渡辺豪さんのプロフィールは、以下のとおりです
1977年、福島県生まれ。全国に残る遊廓跡・赤線跡およそ500箇所を撮影取材。2015年、遊廓専門の出版社「カストリ出版」を創業、主に貴重書の復刻を行う。翌2016年、吉原遊廓跡に遊廓専門の書店「カストリ書房」を開店。『遊廓』に収録した写真はすべてシグマ社製カメラを用い、多くはDP1 Merrillで撮影。
ギャランティや権利関係などについての記載はありませんでした。ただし、ギャラ以前の問題として、この手のテーマはセンシティブであるため、諸条件について伝える前に「権利処理は使用者の責である」旨を強調して伝えました。
結果的に、いったんは利用をお断りする返事を貰いました。
が、数日後に責任を了解した上で、改めて使える写真素材の有無について、打診がありました。
このタイミングでようやく、ギャラや放送権(将来的な再放送やパッケージ化)などの諸条件を伝え、所蔵する前述の昭和32年に撮影された洲崎パラダイスのサンプル写真などを送りました。ここまでにメールは4往復ほど行っており、それなりの時間を割いていますが、トラブルを防ぐためには負担の少ないルートではあったと思います。

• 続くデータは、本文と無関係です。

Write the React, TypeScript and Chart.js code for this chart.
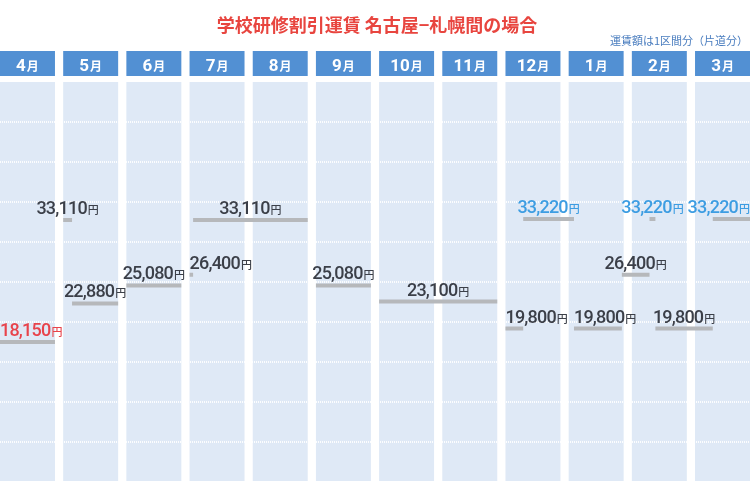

そして、4月末前後の先方からの「いただきました諸条件で弊社およびテレビ東京に確認を取りまして、改めてお返事させて頂ければ存じます」といった返事を最後に、その後テレビ局からは連絡がぷっつり途絶え、放送予定日5月20日が過ぎたことを、今しがたふと思い出して検索したところ、しっかり洲崎パラダイスが取り上げられていました、という顛末です。「なるべくお早いお返事がいただけますと幸いです」という文面を思い出すだに悲しい気持ちになります。
いろいろと作業をやらせておいて、急がせておいて、返事をしないという、「あるある」です。
そのほかにも興味深い記述がありました。
これまでカストリ書房は、テレビ、ラジオ、新聞、雑誌などメディアに沢山取り上げて貰いましたが、世間に信頼される古いメディアほど驚くくらい反響がありません。むしろ冷やかし客が増えるだけした。「新聞でみたよ」と切り抜きを持参するなどして、小一時間ほど自説を開陳して何も購入せずに帰る高齢男性のなんと多かったことか──
こうした事が続いたので、私は報道を除く商業媒体の場合、基本的に取材は有償としています。

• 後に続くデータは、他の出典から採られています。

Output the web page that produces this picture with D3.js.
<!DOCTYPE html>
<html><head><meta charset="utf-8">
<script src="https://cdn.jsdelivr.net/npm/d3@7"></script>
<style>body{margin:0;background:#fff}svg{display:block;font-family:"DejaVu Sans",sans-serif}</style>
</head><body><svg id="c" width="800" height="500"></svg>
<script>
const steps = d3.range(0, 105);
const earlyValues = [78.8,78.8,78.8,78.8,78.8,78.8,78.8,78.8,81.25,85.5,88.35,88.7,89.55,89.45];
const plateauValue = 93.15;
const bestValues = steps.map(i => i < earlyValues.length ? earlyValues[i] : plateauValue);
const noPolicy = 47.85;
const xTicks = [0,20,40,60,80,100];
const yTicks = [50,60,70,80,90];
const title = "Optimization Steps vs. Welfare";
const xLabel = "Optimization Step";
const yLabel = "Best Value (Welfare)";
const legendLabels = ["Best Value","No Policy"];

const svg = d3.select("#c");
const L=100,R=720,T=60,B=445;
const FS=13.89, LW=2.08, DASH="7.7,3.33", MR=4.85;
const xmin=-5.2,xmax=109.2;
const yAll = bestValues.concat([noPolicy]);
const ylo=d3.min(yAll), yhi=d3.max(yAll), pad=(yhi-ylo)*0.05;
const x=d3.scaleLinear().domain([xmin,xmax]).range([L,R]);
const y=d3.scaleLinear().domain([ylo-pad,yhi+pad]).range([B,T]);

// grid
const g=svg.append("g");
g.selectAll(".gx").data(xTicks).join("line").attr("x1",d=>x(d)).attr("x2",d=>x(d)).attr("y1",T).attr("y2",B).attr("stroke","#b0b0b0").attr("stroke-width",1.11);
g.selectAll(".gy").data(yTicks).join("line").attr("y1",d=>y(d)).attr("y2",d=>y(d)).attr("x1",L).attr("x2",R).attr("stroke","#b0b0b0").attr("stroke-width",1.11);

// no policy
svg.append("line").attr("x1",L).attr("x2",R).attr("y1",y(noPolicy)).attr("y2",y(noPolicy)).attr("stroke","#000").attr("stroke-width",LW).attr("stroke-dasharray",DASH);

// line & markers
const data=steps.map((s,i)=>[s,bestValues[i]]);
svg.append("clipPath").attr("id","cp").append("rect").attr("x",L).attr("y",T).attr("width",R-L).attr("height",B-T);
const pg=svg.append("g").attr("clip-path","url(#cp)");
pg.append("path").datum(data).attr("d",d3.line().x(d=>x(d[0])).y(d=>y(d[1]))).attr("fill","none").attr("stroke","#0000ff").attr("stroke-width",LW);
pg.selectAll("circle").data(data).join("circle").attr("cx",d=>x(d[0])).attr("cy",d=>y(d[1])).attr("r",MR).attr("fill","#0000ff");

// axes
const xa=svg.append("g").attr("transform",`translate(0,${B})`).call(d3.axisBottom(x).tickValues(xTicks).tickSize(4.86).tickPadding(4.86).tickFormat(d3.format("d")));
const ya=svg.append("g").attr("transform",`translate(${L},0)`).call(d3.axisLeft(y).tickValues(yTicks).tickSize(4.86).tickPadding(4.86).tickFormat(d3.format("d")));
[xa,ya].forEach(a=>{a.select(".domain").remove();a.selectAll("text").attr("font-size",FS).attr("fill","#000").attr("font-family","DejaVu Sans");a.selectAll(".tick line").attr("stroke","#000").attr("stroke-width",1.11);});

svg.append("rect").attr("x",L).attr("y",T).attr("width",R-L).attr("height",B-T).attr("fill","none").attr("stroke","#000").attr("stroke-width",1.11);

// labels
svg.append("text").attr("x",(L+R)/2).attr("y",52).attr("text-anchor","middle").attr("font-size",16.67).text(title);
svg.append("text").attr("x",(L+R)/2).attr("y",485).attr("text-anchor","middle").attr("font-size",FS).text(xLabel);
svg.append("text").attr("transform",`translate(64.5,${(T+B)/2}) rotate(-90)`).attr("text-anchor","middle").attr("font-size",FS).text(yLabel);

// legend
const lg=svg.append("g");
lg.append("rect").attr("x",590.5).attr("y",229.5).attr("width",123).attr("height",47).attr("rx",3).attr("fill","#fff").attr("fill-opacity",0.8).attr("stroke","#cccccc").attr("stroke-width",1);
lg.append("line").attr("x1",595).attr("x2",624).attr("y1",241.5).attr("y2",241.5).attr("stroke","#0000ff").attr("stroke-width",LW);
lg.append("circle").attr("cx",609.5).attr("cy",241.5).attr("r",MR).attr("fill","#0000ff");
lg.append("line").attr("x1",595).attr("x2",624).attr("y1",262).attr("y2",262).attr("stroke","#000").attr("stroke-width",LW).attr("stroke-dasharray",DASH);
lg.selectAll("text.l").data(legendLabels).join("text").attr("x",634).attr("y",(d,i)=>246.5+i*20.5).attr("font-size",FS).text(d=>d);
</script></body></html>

一方、インスタグラムなど個人SNSに紹介された方が、よほど売上に繋がります。例に挙げた業界関係者には申し訳ないですが、彼らの現在の立ち位置を如実に示しています。
テレビ、ラジオ、新聞、雑誌などのオールドメディアは、視聴者・読者もオールドで、金を落とさないどころか、手前みその話をダラダラと行う時間泥棒。
依頼者も依頼者ならば、その程度の視聴者・読者ということになるのでしょうか。
私の場合は、某公共放送のGという番組を見て、出演した大学教授にムックの取材依頼をしたことがありました。依頼書に「Gという番組を見た。同じ内容で取材させてほしい」と書いたところ、すごい嫌悪感を示されてしまったのです。どうやらかなり長い時間を撮影に拘束され、大変な思いをした割に、報われた感がなかったようです。
こちらとしては、よかれと思ってGという番組名を挙げたのですが、逆効果。ただ、「ご面倒をおかけしない」と繰り返し伝えたので、取材はできました。
カルロス矢吹さんや渡辺豪さん、そして大学教授の話から、テレビ番組の名前を出して取材を申し込むのは、やめておいたよさそうだと思った次第です。
そんな私も依頼を受けることがありますが、最初にギャラと権利の話をしろよと声を大にして言いたいところです。